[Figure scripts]
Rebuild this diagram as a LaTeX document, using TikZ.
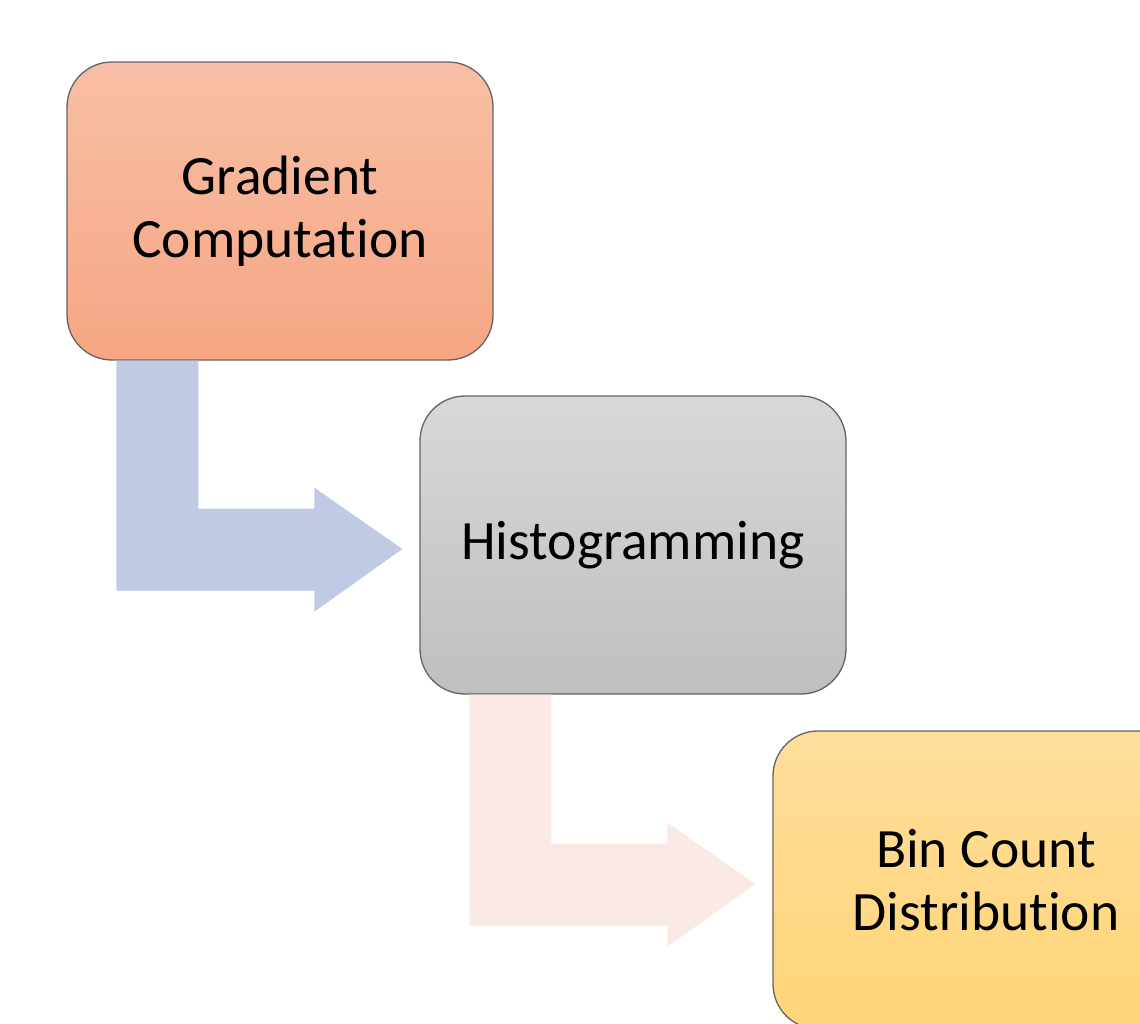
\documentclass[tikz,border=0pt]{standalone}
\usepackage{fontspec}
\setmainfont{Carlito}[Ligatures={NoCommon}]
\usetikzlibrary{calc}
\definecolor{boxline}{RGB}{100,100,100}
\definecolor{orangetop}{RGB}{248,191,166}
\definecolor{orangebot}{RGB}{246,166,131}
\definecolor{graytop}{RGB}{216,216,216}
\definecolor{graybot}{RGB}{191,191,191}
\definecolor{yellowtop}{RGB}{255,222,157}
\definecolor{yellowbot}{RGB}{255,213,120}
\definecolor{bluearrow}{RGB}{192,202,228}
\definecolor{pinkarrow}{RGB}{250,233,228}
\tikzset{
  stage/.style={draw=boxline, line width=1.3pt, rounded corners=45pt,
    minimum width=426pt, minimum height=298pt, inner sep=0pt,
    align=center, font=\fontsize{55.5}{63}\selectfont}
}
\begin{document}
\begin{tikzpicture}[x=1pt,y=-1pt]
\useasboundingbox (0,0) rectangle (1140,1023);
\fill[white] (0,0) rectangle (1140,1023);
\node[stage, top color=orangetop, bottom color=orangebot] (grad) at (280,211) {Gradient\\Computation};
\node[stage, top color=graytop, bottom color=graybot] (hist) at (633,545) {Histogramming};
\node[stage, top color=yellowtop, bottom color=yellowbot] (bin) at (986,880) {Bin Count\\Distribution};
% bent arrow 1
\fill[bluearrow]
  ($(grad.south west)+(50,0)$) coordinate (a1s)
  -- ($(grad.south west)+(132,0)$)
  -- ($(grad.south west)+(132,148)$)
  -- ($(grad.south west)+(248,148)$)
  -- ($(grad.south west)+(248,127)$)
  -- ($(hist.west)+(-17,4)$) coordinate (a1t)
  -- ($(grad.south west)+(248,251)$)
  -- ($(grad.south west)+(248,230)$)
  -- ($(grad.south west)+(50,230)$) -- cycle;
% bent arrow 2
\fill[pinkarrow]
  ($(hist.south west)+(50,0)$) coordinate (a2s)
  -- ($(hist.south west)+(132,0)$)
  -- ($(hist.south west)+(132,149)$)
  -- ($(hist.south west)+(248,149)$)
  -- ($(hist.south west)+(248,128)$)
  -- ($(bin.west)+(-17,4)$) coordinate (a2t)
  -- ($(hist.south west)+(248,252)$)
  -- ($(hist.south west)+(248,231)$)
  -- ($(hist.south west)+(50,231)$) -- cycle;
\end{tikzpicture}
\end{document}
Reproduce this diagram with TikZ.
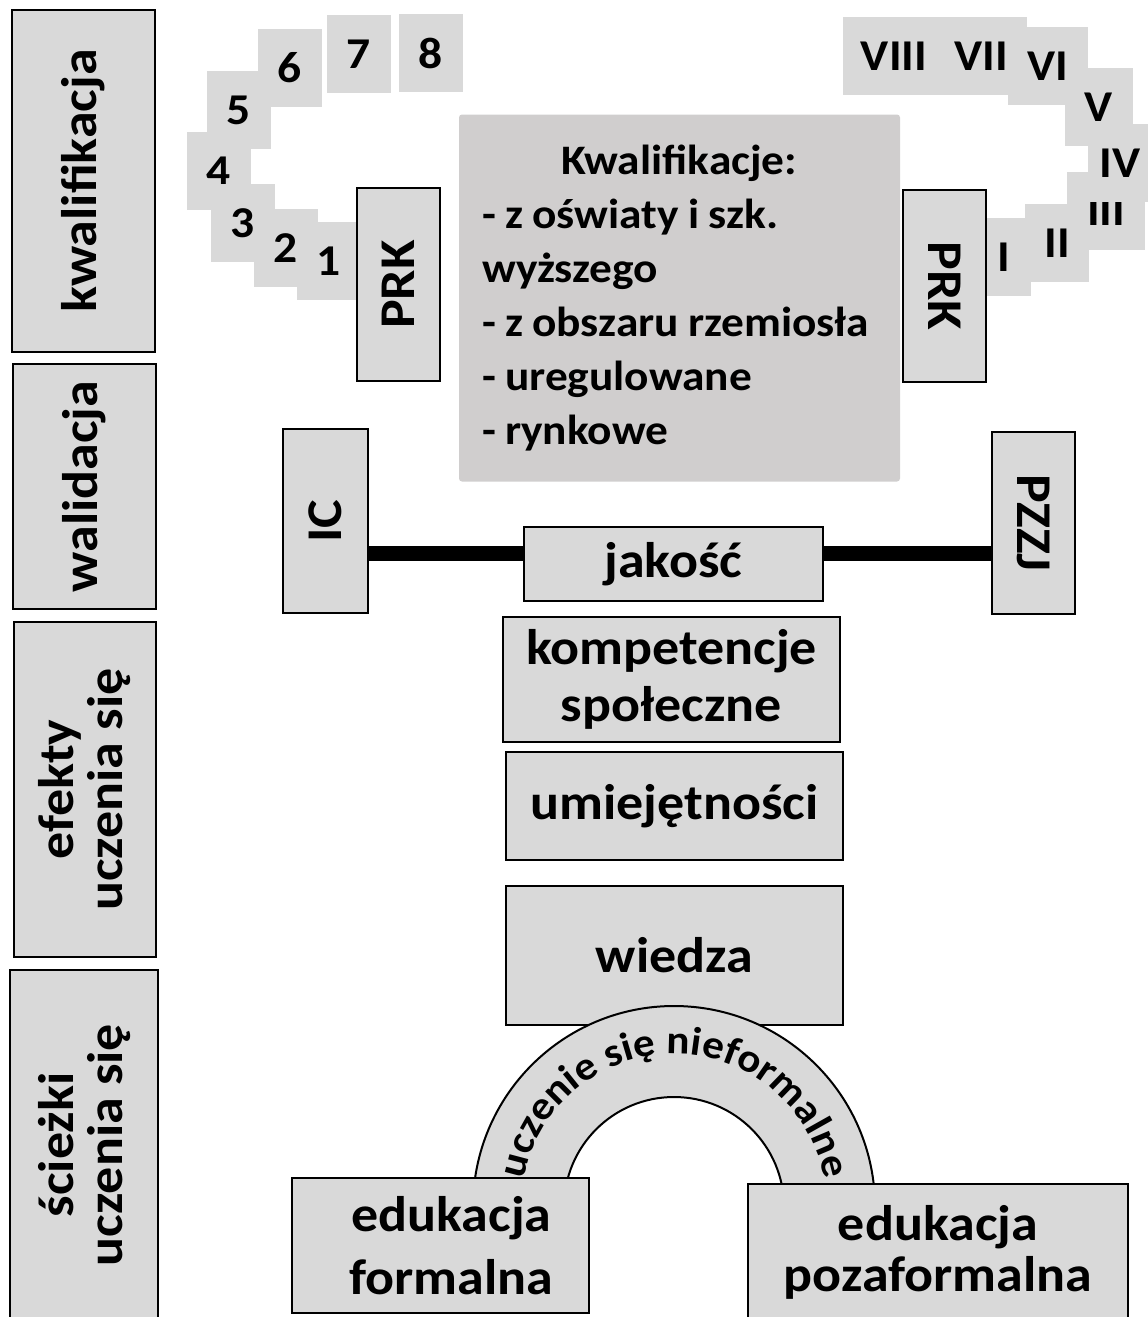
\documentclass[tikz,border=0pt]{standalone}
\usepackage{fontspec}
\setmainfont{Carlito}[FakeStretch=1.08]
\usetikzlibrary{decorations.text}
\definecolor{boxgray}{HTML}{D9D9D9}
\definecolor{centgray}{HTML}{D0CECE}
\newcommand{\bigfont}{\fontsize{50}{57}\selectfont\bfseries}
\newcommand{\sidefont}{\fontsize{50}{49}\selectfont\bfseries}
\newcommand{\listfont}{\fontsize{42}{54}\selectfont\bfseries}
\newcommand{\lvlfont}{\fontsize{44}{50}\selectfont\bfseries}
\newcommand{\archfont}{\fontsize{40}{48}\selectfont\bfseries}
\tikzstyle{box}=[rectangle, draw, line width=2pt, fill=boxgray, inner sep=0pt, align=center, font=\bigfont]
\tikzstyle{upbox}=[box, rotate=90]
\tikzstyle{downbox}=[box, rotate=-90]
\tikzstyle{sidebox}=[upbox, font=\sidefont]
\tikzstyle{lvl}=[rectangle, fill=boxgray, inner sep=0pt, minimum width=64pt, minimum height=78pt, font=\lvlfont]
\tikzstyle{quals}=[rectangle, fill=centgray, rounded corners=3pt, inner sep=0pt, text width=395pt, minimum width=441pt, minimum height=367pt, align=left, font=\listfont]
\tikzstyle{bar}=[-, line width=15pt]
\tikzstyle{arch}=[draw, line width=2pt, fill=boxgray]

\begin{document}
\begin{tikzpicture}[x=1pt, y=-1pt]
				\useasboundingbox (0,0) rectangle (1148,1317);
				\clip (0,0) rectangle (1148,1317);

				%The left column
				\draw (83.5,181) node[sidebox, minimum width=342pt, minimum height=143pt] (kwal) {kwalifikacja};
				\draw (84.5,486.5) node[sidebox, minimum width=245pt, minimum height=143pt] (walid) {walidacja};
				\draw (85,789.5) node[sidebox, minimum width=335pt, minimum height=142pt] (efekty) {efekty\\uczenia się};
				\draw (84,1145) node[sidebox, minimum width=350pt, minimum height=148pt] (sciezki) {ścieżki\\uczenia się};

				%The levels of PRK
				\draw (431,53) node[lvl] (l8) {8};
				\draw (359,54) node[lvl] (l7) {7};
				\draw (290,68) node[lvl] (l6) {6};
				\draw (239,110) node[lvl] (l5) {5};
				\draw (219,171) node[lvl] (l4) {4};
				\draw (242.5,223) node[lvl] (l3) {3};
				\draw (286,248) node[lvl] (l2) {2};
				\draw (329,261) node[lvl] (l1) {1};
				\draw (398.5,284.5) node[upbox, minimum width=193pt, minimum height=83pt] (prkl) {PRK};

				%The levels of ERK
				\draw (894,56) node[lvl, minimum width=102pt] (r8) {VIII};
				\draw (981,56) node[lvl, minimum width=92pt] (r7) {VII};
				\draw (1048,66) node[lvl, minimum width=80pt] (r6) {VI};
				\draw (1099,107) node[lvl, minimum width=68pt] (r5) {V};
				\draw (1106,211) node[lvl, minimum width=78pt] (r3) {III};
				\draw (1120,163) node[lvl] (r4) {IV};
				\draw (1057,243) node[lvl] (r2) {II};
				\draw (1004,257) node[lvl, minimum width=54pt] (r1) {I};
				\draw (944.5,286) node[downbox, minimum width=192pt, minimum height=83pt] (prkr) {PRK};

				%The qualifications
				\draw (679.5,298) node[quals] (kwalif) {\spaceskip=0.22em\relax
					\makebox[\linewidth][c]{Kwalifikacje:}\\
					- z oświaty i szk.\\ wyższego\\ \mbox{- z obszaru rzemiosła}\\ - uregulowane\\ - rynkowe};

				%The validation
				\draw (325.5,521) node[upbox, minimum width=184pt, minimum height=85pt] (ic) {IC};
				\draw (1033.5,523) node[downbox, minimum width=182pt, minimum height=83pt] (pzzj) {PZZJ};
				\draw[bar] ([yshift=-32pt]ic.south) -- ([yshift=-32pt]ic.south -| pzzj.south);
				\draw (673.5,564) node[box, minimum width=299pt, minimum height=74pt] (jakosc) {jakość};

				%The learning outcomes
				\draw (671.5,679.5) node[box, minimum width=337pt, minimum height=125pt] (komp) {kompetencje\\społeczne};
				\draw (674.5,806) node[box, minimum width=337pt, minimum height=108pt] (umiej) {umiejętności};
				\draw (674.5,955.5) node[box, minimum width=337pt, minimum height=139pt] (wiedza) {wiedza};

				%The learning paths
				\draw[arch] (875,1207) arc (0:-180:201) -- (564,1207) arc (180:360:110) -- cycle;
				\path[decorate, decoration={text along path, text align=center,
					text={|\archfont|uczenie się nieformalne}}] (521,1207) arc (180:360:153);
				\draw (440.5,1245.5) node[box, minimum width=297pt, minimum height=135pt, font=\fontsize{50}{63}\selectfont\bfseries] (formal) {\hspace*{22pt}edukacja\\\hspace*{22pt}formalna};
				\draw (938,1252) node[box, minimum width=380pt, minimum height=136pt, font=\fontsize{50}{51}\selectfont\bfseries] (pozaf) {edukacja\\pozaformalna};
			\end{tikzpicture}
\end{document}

▶ _Brief_
Copy each line of the data above that holds "this".

▶ _In response_
Rebuild this diagram as a LaTeX document, using TikZ.
Reproduce this diagram with TikZ.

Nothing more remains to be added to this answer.